Named entity disambiguation (NED) is the process of mapping “strings” to “things” in a knowledge base. You have likely already used a system that requires NED multiple times today. Every time you ask a question to your personal assistant or issue a search query on your favorite browser, these systems use NED to understand what people, places, and things (entities) are being talked about.
Take the example shown above. You ask your personal assistant “What is the average gas mileage of a Lincoln?”. The assistant would need NED to know that “Lincoln” refers to Lincoln Motors (the car company)—not the former president or city in Nebraska. The ambiguity of mentions in text is what makes NED so challenging as it requires the use of subtle cues.
NED gets more interesting when we examine the full spectrum of entities shown above, specifically the more rare tail and unseen entities. These are entities that occur infrequently or not at all in data. Performance over the tail is critical because the majority of entities are rare. In Wikidata, only 13% of entities even have Wikipedia pages as a source of textual information.
Prior approaches to NED use BERT-based systems to memorize textual patterns associated with an entity (e.g., Abraham Lincoln is associated with “president”). As shown above, the SotA BERT-based baseline from Févry does a great job at memorizing patterns over popular entities (it achieves 86 F1 points over all entities). For the rare entities, it does much worse (58 F1 points lower on the tail). One possible solution to better tail performance is to simply train over more data, but this would likely require training over data 1,500x the size of Wikipedia for the model to achieve 60 F1 points over all entities!
In this blog post, we present Bootleg, a self-supervised approach to NED that is better able to handle rare entities.
Tail Disambiguation through NED Reasoning Patterns
The question we are left with is how to disambiguate these rare entities? Our insight is that humans disambiguate entities, including rare entities, by using signals from text as well as from entity relations and types. For example, the sentence “What is the gas mileage of a Lincoln?” requires reasoning that cars have a gas mileage, not people or locations. This can be used to reason that the mention of “Bluebird” in “What is the average gas mileage of a Bluebird?” refers to the car, a Nissan Bluebird, not the animal. Our goal in Bootleg is to train a model to reason over entity types and relations and better identify these tail entities.
Through empirical analysis, we found four reasoning patterns for NED, shown and defined in the figure below.
These patterns rely on signals from entities, types, and relations. Luckily, tail entities do not have equally rare types and relations. This means we should be able to learn type and relation patterns from our data that can apply to tail entities.
Bootleg: A Model for Tail NED
Bootleg takes as input a sentence, determines the possible entity candidates that could be mentioned in the sentence, and outputs the most likely candidates.

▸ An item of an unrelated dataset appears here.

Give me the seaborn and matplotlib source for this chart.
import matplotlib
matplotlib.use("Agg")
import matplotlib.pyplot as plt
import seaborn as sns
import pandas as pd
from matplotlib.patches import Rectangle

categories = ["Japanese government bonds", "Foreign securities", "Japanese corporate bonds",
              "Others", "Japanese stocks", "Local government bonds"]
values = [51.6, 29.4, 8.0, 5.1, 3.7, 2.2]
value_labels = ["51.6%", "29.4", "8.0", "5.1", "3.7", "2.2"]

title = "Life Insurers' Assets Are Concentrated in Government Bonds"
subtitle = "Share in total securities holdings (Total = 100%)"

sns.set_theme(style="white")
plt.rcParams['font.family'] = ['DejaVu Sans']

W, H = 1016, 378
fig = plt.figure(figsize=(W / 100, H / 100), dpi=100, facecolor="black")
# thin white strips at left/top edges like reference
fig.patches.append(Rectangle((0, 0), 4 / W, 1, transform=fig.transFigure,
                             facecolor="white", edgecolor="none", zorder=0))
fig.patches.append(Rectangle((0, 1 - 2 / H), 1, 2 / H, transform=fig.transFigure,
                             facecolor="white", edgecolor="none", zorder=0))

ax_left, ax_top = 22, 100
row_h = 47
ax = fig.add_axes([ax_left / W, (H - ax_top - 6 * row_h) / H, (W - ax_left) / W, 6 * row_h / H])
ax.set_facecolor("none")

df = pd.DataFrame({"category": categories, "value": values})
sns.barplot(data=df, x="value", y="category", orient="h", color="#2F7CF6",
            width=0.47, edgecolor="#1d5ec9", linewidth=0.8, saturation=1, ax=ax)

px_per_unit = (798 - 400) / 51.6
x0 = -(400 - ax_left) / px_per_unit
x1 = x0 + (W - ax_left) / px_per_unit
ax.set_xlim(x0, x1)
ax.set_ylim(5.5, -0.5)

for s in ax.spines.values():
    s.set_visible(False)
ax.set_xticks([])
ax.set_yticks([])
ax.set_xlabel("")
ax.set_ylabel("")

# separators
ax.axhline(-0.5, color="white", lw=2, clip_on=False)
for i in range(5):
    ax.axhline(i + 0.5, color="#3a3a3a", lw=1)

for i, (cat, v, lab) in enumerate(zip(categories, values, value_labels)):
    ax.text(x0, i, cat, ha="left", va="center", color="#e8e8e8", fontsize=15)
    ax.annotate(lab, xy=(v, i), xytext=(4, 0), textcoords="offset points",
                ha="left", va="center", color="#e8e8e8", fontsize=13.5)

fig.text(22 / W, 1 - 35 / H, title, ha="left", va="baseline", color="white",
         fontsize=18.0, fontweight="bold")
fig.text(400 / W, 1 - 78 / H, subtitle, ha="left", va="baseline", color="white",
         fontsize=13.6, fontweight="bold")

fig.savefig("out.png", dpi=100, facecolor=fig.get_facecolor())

The core insight that enables Bootleg to better identify rare entities is in how it internally represents entities.
Similar to how words are often represented by continuous word embeddings (e.g., BERT or ELMo), Bootleg represents entity candidates as a combination of a unique entity embedding, a type embedding, and a relation embedding, as shown above. For example, each car entity will get the same car type embedding (likewise for relations) which will encode patterns learned over all cars in the training data. A rare car can then use this global “car type” knowledge for disambiguation, as it will have the car embedding as part of its representation.

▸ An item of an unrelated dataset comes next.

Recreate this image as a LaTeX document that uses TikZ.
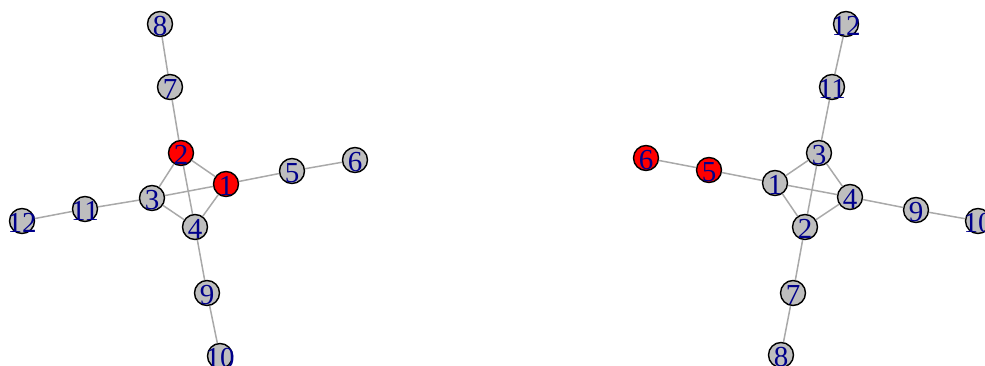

To output the correct entities, Bootleg uses these representations in a stacked Transformer module to allow the model to naturally learn the useful patterns for disambiguation without hard-coded rules. Bootleg then scores the output candidate representations and returns the most likely candidates.
There are other exciting techniques we present in our paper regarding regularization and weak labeling to improve tail performance.
Bootleg Improves Tail Performance and Allows for Knowledge Transfer
Our simple insight of training a model to reason over types and relations provides state-of-the-art performance on three standard NED benchmarks – matching or exceeding SotA by up to 5.6 F1 points – and outperforms a BERT-based NED baseline by 5.4 F1 points over all entities and 40 F1 points over tail entities (see F1 versus entity occurrence plot above).
We’ll now show how the entity knowledge encoded in Bootleg’s entity representations can transfer to non-NED tasks. We extract our entity representations and use them in both a production task at a major technology company and relation extraction task. We find that the use of Bootleg embeddings in the production task provides a 8% lift in performance and even improves quality over Spanish, French, and German languages. We repeat this experiment by adding Bootleg representations to a SotA model for the TACRED relation extraction task (see tutorial). We find this Bootleg-enhanced model sets a new SotA by 1 F1 point.
These results suggest that Bootleg entity representations can transfer entity knowledge to other language tasks!
To recap, we described the problem of the tail of NED and showed that existing NED systems fall short at disambiguating these rare, yet important entities. We then introduced four reasoning patterns for NED and described how we trained Bootleg to learn these patterns through the use of embeddings and Transformer modules. We finally showed that Bootleg is a SotA NED system that better disambiguates rare entities than prior methods. Further, Bootleg learns representations that can transfer entity knowledge to non-NED tasks.